Chinese insurer People’s Insurance Company of China (PICC, 中國人保) surged almost 8 percent on its trading debut in Hong Kong yesterday, after making a lower-than-expected US$3.1 billion in the city’s biggest share sale this year.
The state-owned company opened up 3.16 percent at HK$3.59 (US$0.46), compared with its offering price of HK$3.48.
The stock surged as much as 7.76 percent to HK$3.75 in early trading amid a broadly positive market.
“I think the stock price today reflects the investors’ expectation and confidence,” PICC chairman Wu Yan (吳焰) told reporters after hitting the gong to mark the beginning of the firm’s trade.
Wu called the listing a “milestone development” for the 63-year-old firm, a pioneer in China’s insurance industry, which he said has transformed into one of the world’s fastest-growing insurance companies today.
“The successful listing ... also injects new energy into Hong Kong’s equity market,” he added at the listing ceremony.
The Beijing-based PICC’s offering, the world’s fifth-largest this year, comes as Hong Kong has endured a slow year for initial public offerings (IPOs) owing to concerns about the outlook in China and globally.
Selling at the top end of its price range would have seen PICC, China’s fourth-largest insurer, raise up to US$3.6 billion.

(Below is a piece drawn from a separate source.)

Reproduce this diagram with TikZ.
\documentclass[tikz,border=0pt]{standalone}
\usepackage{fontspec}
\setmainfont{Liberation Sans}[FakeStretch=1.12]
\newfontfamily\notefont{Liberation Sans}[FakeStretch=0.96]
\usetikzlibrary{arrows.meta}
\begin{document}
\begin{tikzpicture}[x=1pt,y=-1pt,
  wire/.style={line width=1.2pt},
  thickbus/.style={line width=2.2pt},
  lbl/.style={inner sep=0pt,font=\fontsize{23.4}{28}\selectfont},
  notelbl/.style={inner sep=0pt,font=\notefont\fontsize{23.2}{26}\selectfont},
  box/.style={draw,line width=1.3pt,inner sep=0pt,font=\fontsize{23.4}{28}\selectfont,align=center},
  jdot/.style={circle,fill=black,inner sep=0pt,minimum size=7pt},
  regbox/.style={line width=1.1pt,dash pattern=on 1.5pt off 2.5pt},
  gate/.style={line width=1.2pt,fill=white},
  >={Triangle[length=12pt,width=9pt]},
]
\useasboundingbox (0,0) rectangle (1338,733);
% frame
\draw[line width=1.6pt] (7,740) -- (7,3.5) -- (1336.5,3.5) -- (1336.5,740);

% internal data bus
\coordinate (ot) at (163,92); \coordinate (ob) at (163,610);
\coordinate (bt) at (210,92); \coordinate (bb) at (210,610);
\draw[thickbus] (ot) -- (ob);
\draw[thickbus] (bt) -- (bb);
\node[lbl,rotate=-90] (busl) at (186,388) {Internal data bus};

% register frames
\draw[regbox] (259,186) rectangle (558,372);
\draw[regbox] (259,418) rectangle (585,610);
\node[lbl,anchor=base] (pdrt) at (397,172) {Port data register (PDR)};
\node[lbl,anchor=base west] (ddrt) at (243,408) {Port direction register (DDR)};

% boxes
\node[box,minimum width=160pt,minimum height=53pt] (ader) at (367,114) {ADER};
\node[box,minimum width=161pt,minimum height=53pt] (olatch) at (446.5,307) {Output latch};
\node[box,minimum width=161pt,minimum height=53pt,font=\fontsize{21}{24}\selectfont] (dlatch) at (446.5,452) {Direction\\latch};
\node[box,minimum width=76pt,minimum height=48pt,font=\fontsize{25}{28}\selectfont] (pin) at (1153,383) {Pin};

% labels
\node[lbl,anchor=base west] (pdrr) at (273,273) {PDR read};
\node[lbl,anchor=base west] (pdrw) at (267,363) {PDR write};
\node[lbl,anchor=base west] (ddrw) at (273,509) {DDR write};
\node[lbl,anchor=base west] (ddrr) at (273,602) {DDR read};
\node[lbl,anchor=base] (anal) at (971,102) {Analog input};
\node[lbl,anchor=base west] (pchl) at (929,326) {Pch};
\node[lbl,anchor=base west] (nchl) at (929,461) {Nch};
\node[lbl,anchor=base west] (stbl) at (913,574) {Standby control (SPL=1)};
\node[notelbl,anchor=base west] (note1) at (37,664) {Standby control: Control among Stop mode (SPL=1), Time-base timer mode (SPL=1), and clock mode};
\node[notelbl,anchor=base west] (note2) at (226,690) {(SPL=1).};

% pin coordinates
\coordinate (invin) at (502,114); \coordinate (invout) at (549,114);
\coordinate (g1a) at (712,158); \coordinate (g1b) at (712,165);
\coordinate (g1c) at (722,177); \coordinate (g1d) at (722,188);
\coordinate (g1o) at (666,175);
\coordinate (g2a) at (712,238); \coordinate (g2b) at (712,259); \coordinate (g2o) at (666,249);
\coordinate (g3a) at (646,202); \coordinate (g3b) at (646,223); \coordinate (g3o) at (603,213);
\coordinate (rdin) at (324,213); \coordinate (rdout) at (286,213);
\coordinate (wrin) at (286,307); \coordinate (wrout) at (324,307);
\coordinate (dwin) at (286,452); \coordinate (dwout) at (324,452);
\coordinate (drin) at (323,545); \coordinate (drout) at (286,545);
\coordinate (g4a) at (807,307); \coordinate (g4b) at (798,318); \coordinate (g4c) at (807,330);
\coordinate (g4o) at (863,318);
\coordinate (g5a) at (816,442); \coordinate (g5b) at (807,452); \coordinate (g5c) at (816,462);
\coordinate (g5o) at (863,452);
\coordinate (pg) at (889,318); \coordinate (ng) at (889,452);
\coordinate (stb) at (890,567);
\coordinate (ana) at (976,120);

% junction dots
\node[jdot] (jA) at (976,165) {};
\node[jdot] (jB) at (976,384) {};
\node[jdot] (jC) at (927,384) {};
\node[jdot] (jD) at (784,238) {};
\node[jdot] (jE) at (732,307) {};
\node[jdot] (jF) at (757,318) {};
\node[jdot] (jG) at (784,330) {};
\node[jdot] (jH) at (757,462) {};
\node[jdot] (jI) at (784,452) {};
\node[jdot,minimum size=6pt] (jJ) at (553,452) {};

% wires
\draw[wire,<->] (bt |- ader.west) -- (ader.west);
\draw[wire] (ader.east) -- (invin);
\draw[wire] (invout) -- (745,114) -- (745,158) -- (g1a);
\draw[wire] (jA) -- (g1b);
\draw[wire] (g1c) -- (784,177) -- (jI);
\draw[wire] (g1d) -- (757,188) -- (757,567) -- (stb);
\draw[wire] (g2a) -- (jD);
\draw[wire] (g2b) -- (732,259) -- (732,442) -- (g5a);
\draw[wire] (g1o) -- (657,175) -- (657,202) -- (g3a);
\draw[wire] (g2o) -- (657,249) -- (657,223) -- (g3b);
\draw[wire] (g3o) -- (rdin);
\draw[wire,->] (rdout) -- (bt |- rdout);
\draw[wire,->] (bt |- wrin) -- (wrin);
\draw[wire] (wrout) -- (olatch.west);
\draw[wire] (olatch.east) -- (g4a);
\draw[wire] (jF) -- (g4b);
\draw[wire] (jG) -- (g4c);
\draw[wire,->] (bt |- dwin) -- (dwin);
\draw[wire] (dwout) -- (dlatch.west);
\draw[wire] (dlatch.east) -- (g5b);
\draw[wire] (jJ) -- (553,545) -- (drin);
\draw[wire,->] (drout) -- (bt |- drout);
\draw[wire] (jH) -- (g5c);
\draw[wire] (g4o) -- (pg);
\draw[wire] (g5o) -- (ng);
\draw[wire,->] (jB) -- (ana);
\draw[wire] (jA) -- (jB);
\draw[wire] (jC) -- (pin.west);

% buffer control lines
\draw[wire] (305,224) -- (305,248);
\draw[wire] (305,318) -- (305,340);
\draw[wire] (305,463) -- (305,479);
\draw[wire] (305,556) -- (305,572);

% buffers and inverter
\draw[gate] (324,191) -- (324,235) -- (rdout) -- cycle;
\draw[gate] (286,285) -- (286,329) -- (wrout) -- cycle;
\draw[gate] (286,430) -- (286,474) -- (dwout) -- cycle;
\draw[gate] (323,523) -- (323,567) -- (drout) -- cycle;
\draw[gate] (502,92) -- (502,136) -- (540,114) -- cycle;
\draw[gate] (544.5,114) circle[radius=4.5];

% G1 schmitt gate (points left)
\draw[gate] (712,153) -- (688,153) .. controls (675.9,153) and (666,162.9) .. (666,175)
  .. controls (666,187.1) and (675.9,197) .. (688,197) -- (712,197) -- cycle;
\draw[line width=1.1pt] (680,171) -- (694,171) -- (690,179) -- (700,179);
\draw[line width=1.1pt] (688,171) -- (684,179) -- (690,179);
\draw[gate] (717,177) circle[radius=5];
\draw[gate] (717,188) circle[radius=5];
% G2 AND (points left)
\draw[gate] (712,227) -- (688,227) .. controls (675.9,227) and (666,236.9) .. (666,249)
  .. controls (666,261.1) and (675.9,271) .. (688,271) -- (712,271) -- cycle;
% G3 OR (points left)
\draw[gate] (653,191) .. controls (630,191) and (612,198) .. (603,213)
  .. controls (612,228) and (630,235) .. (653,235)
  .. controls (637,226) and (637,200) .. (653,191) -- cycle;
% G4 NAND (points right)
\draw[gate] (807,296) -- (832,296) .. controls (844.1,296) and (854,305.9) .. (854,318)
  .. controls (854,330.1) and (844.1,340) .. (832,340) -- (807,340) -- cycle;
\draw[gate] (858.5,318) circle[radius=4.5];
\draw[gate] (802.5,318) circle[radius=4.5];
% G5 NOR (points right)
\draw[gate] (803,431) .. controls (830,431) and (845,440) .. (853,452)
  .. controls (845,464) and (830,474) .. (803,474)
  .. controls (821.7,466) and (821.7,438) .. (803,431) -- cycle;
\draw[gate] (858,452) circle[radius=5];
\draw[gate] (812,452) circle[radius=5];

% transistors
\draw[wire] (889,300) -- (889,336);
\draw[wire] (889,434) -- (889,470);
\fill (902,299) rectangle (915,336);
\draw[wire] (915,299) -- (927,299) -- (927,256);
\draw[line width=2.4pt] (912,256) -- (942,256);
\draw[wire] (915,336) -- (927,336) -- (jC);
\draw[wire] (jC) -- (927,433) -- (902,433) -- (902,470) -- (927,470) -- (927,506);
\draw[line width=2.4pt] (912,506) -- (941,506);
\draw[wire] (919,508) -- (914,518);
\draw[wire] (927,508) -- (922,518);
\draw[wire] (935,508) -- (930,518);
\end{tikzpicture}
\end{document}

Analysts said there was nothing to cheer despite PICC’s positive debut.
“I don’t think it’s a surprise,” investment bank Core Pacific-Yamaichi research manager Olive Xia (夏平) said. “The IPO price is relatively low and it was priced at the low end of the [HK$3.42 to HK$4.03] price range so there are already upside potentials for the share price to rise after its debut.”
The Shanghai-based analyst said the latest share sale is also unlikely to see the return of the once red-hot IPO market in Hong Kong, which was the world’s biggest destination for new listings in the past three years.
“Major fundraising will be relatively low compared to previous years. But there are opportunities for companies in China still because the economy is still undergoing micro-restructuring, so companies in booming industry [would want] to raise fund in the Hong Kong market,” Xia said.
Figures show Hong Kong has only raised about US$10.16 billion from new listings so far this year, a plunge of 66 percent from the same period last year, according to data provider Dealogic, which tracks IPOs in major markets.
This placed the Hong Kong bourse as the fourth-largest IPO market this year, after New York, Nasdaq and the Tokyo stock exchanges, Dealogic data showed.
PICC has secured 17 so-called cornerstone investors ahead of its listing and has committed to investing a total of US$1.82 billion.
These include the US-based insurance giant American International Group and China Life Insurance (中國人壽), China’s biggest life insurer by premiums.
Cornerstone investors are given the option to buy vast portions of stock in an IPO if they agree to hold the shares for a certain amount of time.
Founded in 1949, PICC was the first nationwide insurance company in China, which today has 130 million individual insurance customers and about 2.4 million institutional clients.